Vous vous plaignez parce que les librairies sont fermées pendant un mois. 

Nous, on a vécu sans sperme pendant vingt ans, bordel. 

Faites un effort, relisez vos classiques, je sais pas moi.

 

Comme au début du sida, les malades du Covid sont morts seuls, à l'hôpital. Comme au début du sida, ils ont été enterrés à la va-vite. Le travail de deuil n'a pas été fait pour de nombreuses familles à travers le monde. Et beaucoup de rescapés du Covid souffrent de complications mystérieuses, comme au début du sida. On a passé sous silence les derniers jours des plus fragiles, particulièrement en France où le black-out médical a été total à l'hôpital (pas de photos, pas de témoignages, invisibilité complète de la maladie). Ce type de drame a des conséquences psychologiques dans les familles et la société que personne n'aborde aujourd'hui. Il faudra s'attendre à un effet rebond de ces lacunes, qui se sont multipliées tout au cours de l'été quand le Covid a été mis de côté pour le sacro-saint plaisir des vacances. Nous, les anciens du sida, aurions pu être sollicités pour témoigner, mais personne ne nous a demandé notre avis, seuls les experts et les médecins ont eu le droit d'apparaître à la télé ou dans les médias. Seule consolation, la plupart étaient issus de la génération sida, ce que je remarquais déjà chez Slate en mars dernier

 

Pire, cette crise humanitaire n'a absolument pas fait avancer les sujets liés à la mort ou la survie en société, comme la possibilité de mourir dignement, la dépénalisation du cannabis thérapeutique, l'aide aux seniors LGBT, ou même le revenu universel qui serait pourtant la meilleure réponse à la montée du chômage et des précarités.

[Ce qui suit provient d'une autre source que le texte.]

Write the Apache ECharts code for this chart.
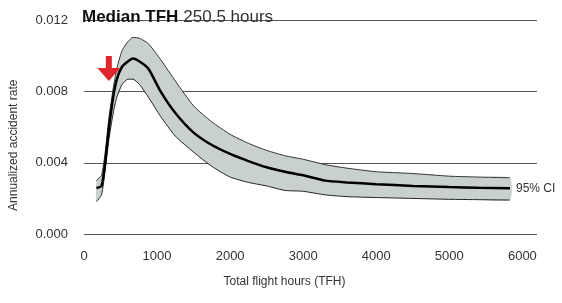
<!DOCTYPE html>
<html>
<head>
<meta charset="utf-8">
<script src="https://cdn.jsdelivr.net/npm/echarts@6/dist/echarts.min.js"></script>
<style>html,body{margin:0;padding:0;background:#fff;}#c{width:562px;height:303px;}</style>
</head>
<body>
<div id="c"></div>
<script>
// Total flight hours (x values)
const tfh = [170, 240, 290, 340, 400, 450, 520, 600, 670, 760, 880, 1050, 1250, 1500, 1750, 2000, 2250, 2500, 2750, 3000, 3300, 3600, 4000, 4500, 5000, 5400, 5830];
// Median annualized accident rate
const rateMid = [0.00258, 0.0027, 0.0040, 0.0059, 0.0077, 0.0087, 0.0094, 0.0097, 0.00987, 0.0097, 0.0093, 0.0080, 0.0068, 0.0057, 0.0050, 0.0045, 0.0041, 0.00375, 0.0035, 0.0033, 0.0030, 0.0029, 0.0028, 0.0027, 0.00264, 0.0026, 0.00257];
// Upper 95% CI
const rateUpper = [0.0030, 0.0033, 0.0046, 0.0065, 0.0082, 0.0093, 0.0103, 0.0108, 0.01105, 0.0110, 0.0107, 0.0098, 0.0086, 0.0072, 0.0063, 0.0056, 0.0051, 0.0047, 0.0044, 0.0042, 0.0039, 0.0037, 0.0035, 0.0034, 0.00325, 0.0032, 0.00316];
// Lower 95% CI
const rateLower = [0.00182, 0.0022, 0.0036, 0.0053, 0.0068, 0.0077, 0.0084, 0.0087, 0.0087, 0.0084, 0.0077, 0.0066, 0.0055, 0.0046, 0.0038, 0.0032, 0.0029, 0.0027, 0.00245, 0.0024, 0.0022, 0.0021, 0.00205, 0.0020, 0.00195, 0.00193, 0.00191];
// Median TFH marker
const medianTFH = 250.5;
const arrowPoint = [340, 0.0086];
const xTicks = [0, 1000, 2000, 3000, 4000, 5000, 6000];

const pairs = (ys) => tfh.map((x, i) => [x, ys[i]]);

const chart = echarts.init(document.getElementById('c'), null, {renderer: 'canvas'});
const font = 'Liberation Sans, Arial, sans-serif';
chart.setOption({
  animation: false,
  backgroundColor: '#ffffff',
  textStyle: {fontFamily: font},
  title: {
    text: '{b|Median TFH} {n|' + medianTFH + ' hours}',
    left: 77, top: 3,
    textStyle: {
      rich: {
        b: {fontFamily: font, fontWeight: 'bold', fontSize: 17, color: '#111'},
        n: {fontFamily: font, fontWeight: 'normal', fontSize: 17, color: '#333'}
      }
    }
  },
  grid: {left: 83, right: 25, top: 20.5, bottom: 69, containLabel: false},
  xAxis: {
    type: 'value', min: 0, max: 6200, interval: 1000,
    name: 'Total flight hours (TFH)', nameLocation: 'middle', nameGap: 42,
    nameTextStyle: {fontSize: 12, color: '#333', padding: [0, 52, 0, 0], fontFamily: font},
    axisLine: {show: false}, axisTick: {show: false}, splitLine: {show: false},
    axisLabel: {fontSize: 13, color: '#333', margin: 16, fontFamily: font,
      customValues: xTicks, formatter: (v) => String(v)}
  },
  yAxis: {
    type: 'value', min: 0, max: 0.012, interval: 0.004,
    name: 'Annualized accident rate', nameLocation: 'middle', nameGap: 64,
    nameTextStyle: {fontSize: 12, color: '#333', padding: [0, 36, 0, 0], fontFamily: font},
    axisLine: {show: false}, axisTick: {show: false},
    splitLine: {show: true, lineStyle: {color: '#555', width: 1}},
    axisLabel: {fontSize: 13, color: '#333', margin: 16, fontFamily: font,
      formatter: (v) => v.toFixed(3)}
  },
  series: [
    {type: 'custom', silent: true, z: 1,
      data: [[tfh[0], rateLower[0]]],
      renderItem: (params, api) => {
        const pts = [];
        for (let i = 0; i < tfh.length; i++) pts.push(api.coord([tfh[i], rateUpper[i]]));
        for (let i = tfh.length - 1; i >= 0; i--) pts.push(api.coord([tfh[i], rateLower[i]]));
        return {type: 'polygon', shape: {points: pts, smooth: 0.2}, style: {fill: '#c9d1cc'}};
      }},
    {type: 'line', data: pairs(rateUpper), symbol: 'none', smooth: 0.2, z: 3,
      lineStyle: {color: '#333', width: 1}},
    {type: 'line', data: pairs(rateLower), symbol: 'none', smooth: 0.2, z: 3,
      lineStyle: {color: '#222', width: 1}},
    {type: 'line', data: pairs(rateMid), symbol: 'none', smooth: 0.2, z: 4,
      lineStyle: {color: '#000', width: 2.5},
      endLabel: {show: true, formatter: '95% CI', fontSize: 12, color: '#333', distance: 6, fontFamily: font},
      markPoint: {
        symbol: 'path://M8.5,0 L14.5,0 L14.5,12 L23,12 L11.5,25 L0,12 L8.5,12 Z',
        symbolSize: [23, 25], symbolOffset: [0, '-50%'],
        itemStyle: {color: '#e0262f'}, label: {show: false},
        data: [{coord: arrowPoint}]
      }}
  ]
});
</script>
</body>
</html>
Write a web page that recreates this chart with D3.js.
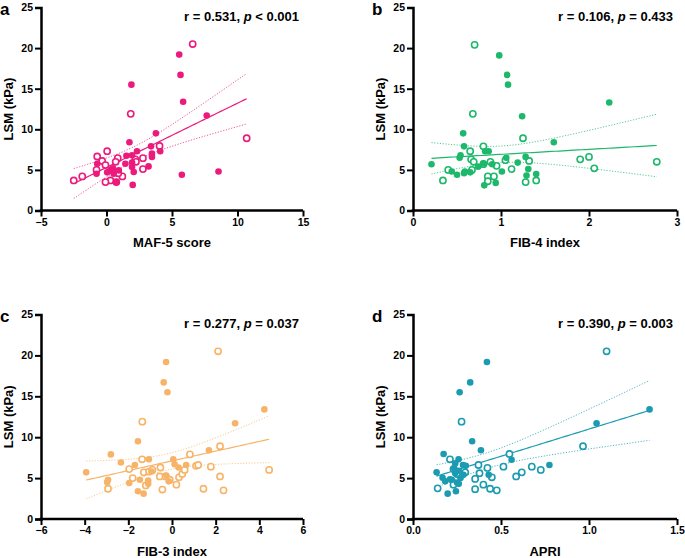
<!DOCTYPE html>
<html>
<head>
<meta charset="utf-8">
<script src="https://cdn.jsdelivr.net/npm/d3@7"></script>
<style>
  body { margin: 0; background: #fff; }
  svg { display: block; font-family: "Liberation Sans", Arial, sans-serif; }
</style>
</head>
<body>
<svg id="chart" width="685" height="558"></svg>
<script>
// LSM (kPa) against four scores, filled = one group, open = other group

// a: MAF-5 score
const mafFilled = [[5.55,19.2],[5.65,16.7],[1.9,15.5],[5.85,13.4],[7.65,11.7],[3.77,9.5],[1.75,8.4],[3.4,7.9],[4.1,7.3],[2.33,7.3],[3.47,7.0],[3.47,6.6],[1.52,6.75],[1.95,6.8],[-0.71,5.76],[1.44,5.76],[3.21,5.43],[1.95,5.35],[2.08,4.75],[-0.76,4.53],[0.3,4.94],[0.55,4.53],[0.76,3.5],[2.0,3.15],[0.94,4.94],[5.75,4.4],[8.55,4.8],[0.05,4.7],[1.95,5.9],[0.5,5.2]];
const mafOpen = [[6.58,20.5],[1.85,11.9],[10.7,8.9],[4.05,7.95],[0.05,7.3],[-0.71,6.65],[0.86,6.45],[2.78,6.45],[2.2,6.3],[-0.33,6.1],[0.7,6.0],[-0.08,5.6],[-0.76,5.0],[-1.85,4.2],[-2.5,3.7],[2.78,5.1],[1.21,4.2],[0.3,3.7],[-0.08,3.5],[0.75,3.5],[0.9,4.6],[2.25,6.0],[0.4,5.0]];

// b: FIB-4 index
const fib4Filled = [[0.98,19.1],[1.07,16.7],[1.08,15.5],[2.23,13.3],[1.24,11.6],[1.60,8.4],[0.57,9.5],[0.58,7.9],[0.82,7.3],[0.54,6.8],[0.53,6.5],[1.06,6.5],[1.28,6.6],[0.21,5.7],[0.44,4.8],[0.50,4.4],[0.58,4.6],[0.59,4.8],[0.74,5.4],[0.80,5.8],[0.90,5.7],[1.19,5.9],[1.01,4.8],[1.31,5.1],[1.29,4.3],[1.40,4.5],[0.81,3.1],[0.94,3.4],[0.65,4.7],[0.86,7.3]];
const fib4Open = [[0.70,20.4],[0.68,11.9],[1.25,8.9],[0.80,7.9],[0.65,7.3],[0.66,6.3],[0.69,6.0],[1.05,6.2],[1.32,6.1],[1.90,6.3],[2.0,6.6],[2.77,6.0],[2.06,5.2],[1.12,5.1],[0.95,5.5],[0.80,5.7],[0.40,5.0],[0.34,3.7],[0.85,4.2],[0.92,4.2],[0.85,3.6],[1.28,3.5],[1.40,3.7],[0.88,6.0],[0.67,5.0]];

// c: FIB-3 index
const fib3Filled = [[-0.27,19.2],[-0.38,16.7],[-0.21,15.5],[4.23,13.4],[2.89,11.7],[-1.56,9.5],[-2.8,7.9],[1.69,8.4],[-1.06,7.3],[0.06,7.3],[-2.34,6.9],[-1.7,6.6],[0.12,6.7],[0.65,6.6],[-3.93,5.7],[-2.93,4.8],[-2.97,4.5],[-1.96,4.4],[-1.47,4.8],[-1.09,4.7],[-1.09,4.3],[-1.56,3.4],[-1.30,3.1],[-0.94,5.8],[-0.26,5.3],[-0.15,4.6],[0.3,6.3]];
const fib3Open = [[2.11,20.5],[-1.36,11.9],[2.2,8.9],[0.82,7.9],[-1.37,7.3],[-0.53,6.3],[1.1,6.5],[1.2,6.6],[1.78,6.4],[4.45,6.0],[2.2,5.2],[-1.96,6.1],[-1.8,5.0],[-2.93,3.7],[-0.44,3.6],[0.2,4.2],[-1.2,4.1],[1.44,3.7],[2.36,3.5],[-1.29,5.7],[-1.05,5.8],[-0.9,6.0],[-0.56,5.2],[-0.3,5.2],[-0.1,4.8],[0.32,5.1],[0.47,5.5],[0.58,6.0]];

// d: APRI
const apriFilled = [[0.42,19.2],[0.325,16.7],[0.265,15.5],[1.344,13.4],[1.043,11.7],[0.336,9.5],[0.386,8.4],[0.174,7.95],[0.259,7.3],[0.56,7.25],[0.775,6.6],[0.134,5.7],[0.43,5.4],[0.197,3.1],[0.244,3.4],[0.24,6.8],[0.284,6.6],[0.234,6.2],[0.287,5.4],[0.168,5.05],[0.183,4.6],[0.21,4.85],[0.25,4.45],[0.27,5.0],[0.22,4.8],[0.26,5.9],[0.30,6.5],[0.26,4.3],[0.24,5.6]];
const apriOpen = [[1.10,20.5],[0.276,11.9],[0.966,8.9],[0.548,7.95],[0.21,7.3],[0.372,6.6],[0.423,6.25],[0.514,6.4],[0.675,6.4],[0.618,5.7],[0.726,6.0],[0.586,5.2],[0.378,5.6],[0.353,4.9],[0.448,5.1],[0.297,5.7],[0.14,3.75],[0.353,3.65],[0.40,4.2],[0.438,3.7],[0.476,3.5],[0.23,4.2],[0.23,6.1],[0.25,5.5]];

const yTicks = [0, 5, 10, 15, 20, 25];
const panelLetters = ['a', 'b', 'c', 'd'];
const xTitles = ['MAF-5 score', 'FIB-4 index', 'FIB-3 index', 'APRI'];
const rTexts = ['0.531', '0.106', '0.277', '0.390'];
const pTexts = ['< 0.001', '= 0.433', '= 0.037', '= 0.003'];
const xDomains = [[-5, 15], [0, 3], [-6, 6], [0, 1.5]];
const xTickVals = [[-5, 0, 5, 10, 15], [0, 1, 2, 3], [-6, -4, -2, 0, 2, 4, 6], [0, 0.5, 1, 1.5]];

const colors = ['#ec1a7c', '#1db86b', '#f7b468', '#1a9bb1'];
const filledSets = [mafFilled, fib4Filled, fib3Filled, apriFilled];
const openSets = [mafOpen, fib4Open, fib3Open, apriOpen];

// layout of each panel box (plot area)
const boxes = [
  {l: 41, r: 303, t: 7.5, b: 210.5},
  {l: 413, r: 677, t: 7.5, b: 210.5},
  {l: 41, r: 303, t: 314.5, b: 519},
  {l: 413, r: 677, t: 314.5, b: 519}
];

const svg = d3.select('#chart');

function regression(pts){
  const n = pts.length;
  const mx = d3.mean(pts, d => d[0]), my = d3.mean(pts, d => d[1]);
  let sxx = 0, sxy = 0;
  pts.forEach(d => { sxx += (d[0]-mx)**2; sxy += (d[0]-mx)*(d[1]-my); });
  const b = sxy / sxx, a = my - b*mx;
  let sse = 0;
  pts.forEach(d => { sse += (d[1] - (a + b*d[0]))**2; });
  const s = Math.sqrt(sse / (n - 2));
  const t = 2.005;
  return {a, b, mx, sxx, n, s, t};
}

boxes.forEach((box, i) => {
  const g = svg.append('g');
  const x = d3.scaleLinear().domain(xDomains[i]).range([box.l, box.r]);
  const y = d3.scaleLinear().domain([0, 25]).range([box.b, box.t]);
  const col = colors[i];
  const all = filledSets[i].concat(openSets[i]);

  // regression line + 95% CI
  const reg = regression(all);
  const [x0, x1] = d3.extent(all, d => d[0]);
  const xs = d3.range(0, 61).map(k => x0 + (x1 - x0) * k / 60);
  const fit = xs.map(v => [v, reg.a + reg.b*v]);
  const band = v => reg.t * reg.s * Math.sqrt(1/reg.n + (v - reg.mx)**2 / reg.sxx);
  const hi = xs.map(v => [v, reg.a + reg.b*v + band(v)]);
  const lo = xs.map(v => [v, reg.a + reg.b*v - band(v)]);
  const line = d3.line().x(d => x(d[0])).y(d => y(d[1]));

  [hi, lo].forEach(c => g.append('path').attr('d', line(c))
    .attr('fill', 'none').attr('stroke', col).attr('stroke-width', 1)
    .attr('stroke-opacity', 0.75).attr('stroke-dasharray', '1.2,1.6'));
  g.append('path').attr('d', line(fit))
    .attr('fill', 'none').attr('stroke', col).attr('stroke-width', 1.2);

  // points
  g.selectAll('circle.open').data(openSets[i]).enter().append('circle')
    .attr('class', 'open').attr('cx', d => x(d[0])).attr('cy', d => y(d[1]))
    .attr('r', 3.1).attr('fill', '#fff').attr('stroke', col).attr('stroke-width', 1.6);
  g.selectAll('circle.filled').data(filledSets[i]).enter().append('circle')
    .attr('class', 'filled').attr('cx', d => x(d[0])).attr('cy', d => y(d[1]))
    .attr('r', 3.3).attr('fill', col);

  // axes
  const fmt = i === 3 ? d3.format('.1f') : d3.format('d');
  const xa = g.append('g').attr('transform', `translate(0,${box.b})`)
    .call(d3.axisBottom(x).tickValues(xTickVals[i]).tickFormat(fmt).tickSizeOuter(0).tickSize(6).tickPadding(2));
  const ya = g.append('g').attr('transform', `translate(${box.l},0)`)
    .call(d3.axisLeft(y).tickValues(yTicks).tickSizeOuter(0).tickSize(6).tickPadding(2));
  [xa, ya].forEach(ax => {
    ax.select('.domain').attr('stroke', '#000').attr('stroke-width', 2.5);
    ax.selectAll('.tick line').attr('stroke', '#000').attr('stroke-width', 2);
    ax.selectAll('.tick text').attr('fill', '#000').attr('font-size', 10.5)
      .attr('font-weight', 'bold').attr('font-family', '"Liberation Sans", Arial, sans-serif');
  });
  // extend axis lines so they meet at the corner
  xa.select('.domain').attr('d', `M${box.l - 1.25},0H${box.r}`);

  // titles
  const cy = (box.t + box.b) / 2;
  g.append('text').attr('transform', `translate(${box.l - 28},${cy}) rotate(-90)`)
    .attr('text-anchor', 'middle').attr('font-size', 13).attr('font-weight', 'bold')
    .text('LSM (kPa)');
  g.append('text').attr('x', (box.l + box.r) / 2).attr('y', box.b + 36.5)
    .attr('text-anchor', 'middle').attr('font-size', 13).attr('font-weight', 'bold')
    .text(xTitles[i]);
  g.append('text').attr('x', box.l - 41).attr('y', box.t + 7)
    .attr('font-size', 17).attr('font-weight', 'bold').text(panelLetters[i]);

  const ann = g.append('text').attr('x', box.r - 4).attr('y', box.t + 13)
    .attr('text-anchor', 'end').attr('font-size', 13).attr('font-weight', 'bold');
  ann.append('tspan').text(`r = ${rTexts[i]}, `);
  ann.append('tspan').attr('font-style', 'italic').text('p');
  ann.append('tspan').text(` ${pTexts[i]}`);
});
</script>
</body>
</html>
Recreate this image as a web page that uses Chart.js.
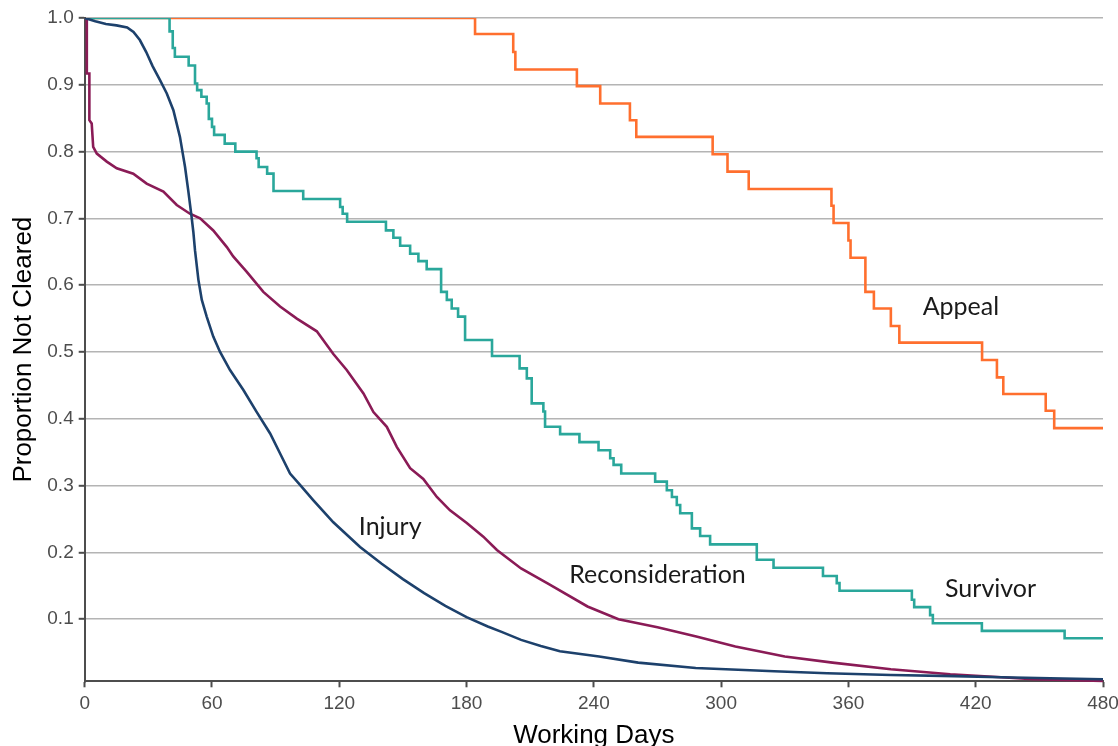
<!DOCTYPE html>
<html>
<head>
<meta charset="utf-8">
<script src="https://cdn.jsdelivr.net/npm/chart.js@4/dist/chart.umd.min.js"></script>
<style>
  html, body { margin: 0; padding: 0; background: #ffffff; }
  #wrap { width: 1118px; height: 746px; position: relative; }
</style>
</head>
<body>
<div id="wrap"><canvas id="c" width="1118" height="746"></canvas></div>
<script>
// ---- Data ----
const xTicks = [0, 60, 120, 180, 240, 300, 360, 420, 480];
const yTicks = [0.1, 0.2, 0.3, 0.4, 0.5, 0.6, 0.7, 0.8, 0.9, 1.0];

const injuryDays = [0, 5, 10, 15, 20, 23, 26, 29, 32, 35.5, 38.7, 41.8, 44.9, 47.3, 48.8, 50.4, 51.2, 52, 53.6, 55.2, 57.5, 60.6, 63.8, 68.5, 74.8, 81.1, 87.4, 92.1, 96.8, 101.5, 107.8, 117.2, 129.8, 140, 150, 160, 170, 180, 190, 196.5, 205.7, 215, 224, 242.5, 260.9, 288, 325, 350, 380, 410, 432, 455, 480];
const injuryVals = [1.0, 0.995, 0.991, 0.989, 0.986, 0.979, 0.967, 0.949, 0.928, 0.907, 0.887, 0.862, 0.822, 0.777, 0.742, 0.702, 0.68, 0.652, 0.608, 0.578, 0.553, 0.523, 0.50, 0.473, 0.443, 0.41, 0.378, 0.348, 0.318, 0.301, 0.278, 0.245, 0.208, 0.183, 0.160, 0.139, 0.120, 0.103, 0.089, 0.081, 0.069, 0.060, 0.052, 0.044, 0.035, 0.027, 0.022, 0.019, 0.0165, 0.0148, 0.013, 0.0115, 0.010];

const reconDays = [0, 1, 1, 2.2, 2.2, 3.3, 4, 5.7, 10.4, 15.1, 22.9, 29.2, 37.1, 43.4, 49.6, 54.4, 60.6, 67, 70, 76.4, 84.2, 92.1, 100, 109.4, 117.2, 123.5, 131.4, 136.1, 142.4, 147.1, 153.4, 159.6, 166, 172.2, 180.1, 187.9, 194.3, 205.7, 218.6, 237, 251.6, 270, 288.3, 306.7, 330, 352.5, 380, 408, 432, 447, 480];
const reconVals = [1.0, 1.0, 0.917, 0.917, 0.847, 0.842, 0.807, 0.797, 0.785, 0.775, 0.767, 0.752, 0.74, 0.72, 0.707, 0.70, 0.682, 0.657, 0.643, 0.62, 0.59, 0.568, 0.55, 0.531, 0.497, 0.473, 0.438, 0.41, 0.388, 0.358, 0.326, 0.310, 0.283, 0.263, 0.244, 0.2235, 0.2035, 0.176, 0.153, 0.119, 0.10, 0.088, 0.074, 0.059, 0.044, 0.035, 0.025, 0.0175, 0.013, 0.010, 0.0075];

const survivorDays = [0, 40, 41.5, 42.5, 49, 52, 53, 55, 57.5, 58.5, 60, 61, 66, 71, 81, 82, 86, 89, 103, 120.4, 121.6, 123.7, 142, 145.5, 148.7, 153.4, 157.3, 161.2, 168, 170.7, 173, 176, 179.3, 192, 205, 208.4, 210.7, 216.2, 217, 224.1, 233.2, 242.2, 247.7, 249.3, 252.9, 268.9, 274.4, 276.8, 279.1, 280.7, 286.2, 290.1, 294.8, 316.8, 324.7, 348, 354.5, 355.8, 389.9, 391, 398.5, 399.8, 422.9, 461.9, 480];
const survivorVals = [1.0, 0.98, 0.955, 0.942, 0.929, 0.902, 0.892, 0.882, 0.872, 0.849, 0.837, 0.825, 0.812, 0.80, 0.79, 0.777, 0.767, 0.741, 0.729, 0.717, 0.707, 0.695, 0.682, 0.671, 0.659, 0.647, 0.636, 0.624, 0.59, 0.578, 0.565, 0.553, 0.518, 0.494, 0.4755, 0.4605, 0.423, 0.411, 0.388, 0.377, 0.365, 0.353, 0.341, 0.331, 0.318, 0.306, 0.293, 0.283, 0.271, 0.2585, 0.236, 0.2245, 0.212, 0.189, 0.177, 0.1646, 0.154, 0.1425, 0.129, 0.118, 0.106, 0.094, 0.0825, 0.0715, 0.0715];

const appealDays = [0, 184, 202, 203, 232, 243, 257, 260, 296, 303, 313, 352, 353, 360, 361, 368, 372, 380, 384, 423, 430, 433, 453, 457, 480];
const appealVals = [1.0, 0.976, 0.949, 0.923, 0.898, 0.872, 0.847, 0.822, 0.796, 0.770, 0.744, 0.719, 0.693, 0.667, 0.641, 0.590, 0.565, 0.539, 0.514, 0.488, 0.462, 0.437, 0.412, 0.386, 0.386];

const seriesNames = ['Injury', 'Reconsideration', 'Survivor', 'Appeal'];
// label anchor positions (data units)
const labelDays = [144, 270, 427, 413];
const labelVals = [0.238, 0.166, 0.145, 0.567];

// ---- Build ----
const toXY = (xs, ys) => xs.map((x, i) => ({ x: x, y: ys[i] }));
const colors = { Injury: '#1d416c', Reconsideration: '#8a1b56', Survivor: '#2aa79b', Appeal: '#ff6f2e' };

const lineClip = { left: 3, top: 0, right: 3, bottom: 3 };

const labelPlugin = {
  id: 'seriesLabels',
  afterDatasetsDraw(chart) {
    const { ctx, scales } = chart;
    ctx.save();
    ctx.font = '25px Lato, "Open Sans", sans-serif';
    ctx.fillStyle = '#1a1a1a';
    ctx.textAlign = 'center';
    ctx.textBaseline = 'middle';
    seriesNames.forEach((n, i) => {
      ctx.fillText(n, scales.x.getPixelForValue(labelDays[i]), scales.y.getPixelForValue(labelVals[i]));
    });
    // axis titles
    const ca = chart.chartArea;
    ctx.font = '26px "Liberation Sans", Arial, sans-serif';
    ctx.fillStyle = '#000000';
    ctx.textBaseline = 'alphabetic';
    ctx.fillText('Working Days', (ca.left + ca.right) / 2, 743);
    ctx.translate(31, (ca.top + ca.bottom) / 2);
    ctx.rotate(-Math.PI / 2);
    ctx.fillText('Proportion Not Cleared', 0, 0);
    ctx.restore();
  }
};

new Chart(document.getElementById('c'), {
  type: 'line',
  data: {
    datasets: [
      { label: 'Injury', data: toXY(injuryDays, injuryVals), borderColor: colors.Injury, borderWidth: 2.6, pointRadius: 0, tension: 0, clip: lineClip },
      { label: 'Reconsideration', data: toXY(reconDays, reconVals), borderColor: colors.Reconsideration, borderWidth: 2.6, pointRadius: 0, tension: 0, clip: lineClip },
      { label: 'Survivor', data: toXY(survivorDays, survivorVals), borderColor: colors.Survivor, borderWidth: 2.6, pointRadius: 0, stepped: true, clip: lineClip },
      { label: 'Appeal', data: toXY(appealDays, appealVals), borderColor: colors.Appeal, borderWidth: 2.6, pointRadius: 0, stepped: true, clip: lineClip }
    ]
  },
  options: {
    responsive: false,
    animation: false,
    events: [],
    layout: { padding: { top: 18, right: 15, left: 0, bottom: 0 } },
    plugins: { legend: { display: false }, tooltip: { enabled: false } },
    scales: {
      x: {
        type: 'linear',
        min: 0, max: 480,
        afterBuildTicks(scale) { scale.ticks = xTicks.map(v => ({ value: v })); },
        afterFit(scale) { scale.height = 64.7; scale.paddingLeft = 0; scale.paddingRight = 0; },
        grid: { drawOnChartArea: false, drawTicks: true, tickLength: 6, tickColor: '#4d4d4d', tickWidth: 2 },
        border: { color: '#4d4d4d', width: 2 },
        ticks: { color: '#4d4d4d', font: { size: 19, family: '"Liberation Sans", Arial, sans-serif' }, padding: 5, maxRotation: 0, autoSkip: false, callback: v => String(v) }
      },
      y: {
        type: 'linear',
        min: 0.007, max: 1.0,
        afterBuildTicks(scale) { scale.ticks = yTicks.map(v => ({ value: v })); },
        afterFit(scale) { scale.width = 84.7; scale.paddingTop = 0; scale.paddingBottom = 0; },
        grid: { color: '#b4b4b4', lineWidth: 1.6, drawTicks: true, tickLength: 6, tickColor: '#4d4d4d', tickWidth: 2 },
        border: { color: '#4d4d4d', width: 2 },
        ticks: { color: '#4d4d4d', font: { size: 19, family: '"Liberation Sans", Arial, sans-serif' }, padding: 5, autoSkip: false, callback: v => Number(v).toFixed(1) }
      }
    }
  },
  plugins: [labelPlugin]
});
</script>
</body>
</html>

Cet oubli de la génération sida est le résultat du mépris pour notre histoire et notre culture. Désormais, tous les sujets LGBT et sida sont sous la main d'un seul homme, Jean-Luc Romero, à la mairie de Paris, un homosexuel qui cumule une dizaine de "vocations" qui n'ont pas progressé depuis qu'il s'en est accaparé (je vous laisse le lien avec sa page Wiki parce que c'est édifiant).

 

Aujourd'hui, si j'avais 30 ans, je partirais de France. Comme je voulais partir de France en 1987 pour vivre à New York avec l'homme que j'aimais. J'aurais pu passer les cinq dernières années qu'il lui restait à vivre avec lui et j'aurais été plus efficace dans mon soutien dans ses derniers jours. Je comprends les parisiens qui quittent la ville, réalisant que la province est moins chère et souvent plus amicale. Cela fait 25 ans que je n'ai pas subi d'homophobie et je l'attribue à l'âge qui avance ("It Gets Better") et à la gentillesse des Normands. Grâce à la campagne, je vis sans masque. Je ne le porte que lors des courses que je fais pour moi-même ou pour ma mère. C'est un message personnel, forcément personnel car je n'ai pas de compagnon ni d'enfant. Mais c'est un message malgré tout, avant le long hiver noir qui nous attend. Cette crise va durer longtemps. Oubliez Noël si vous voulez voir 2021.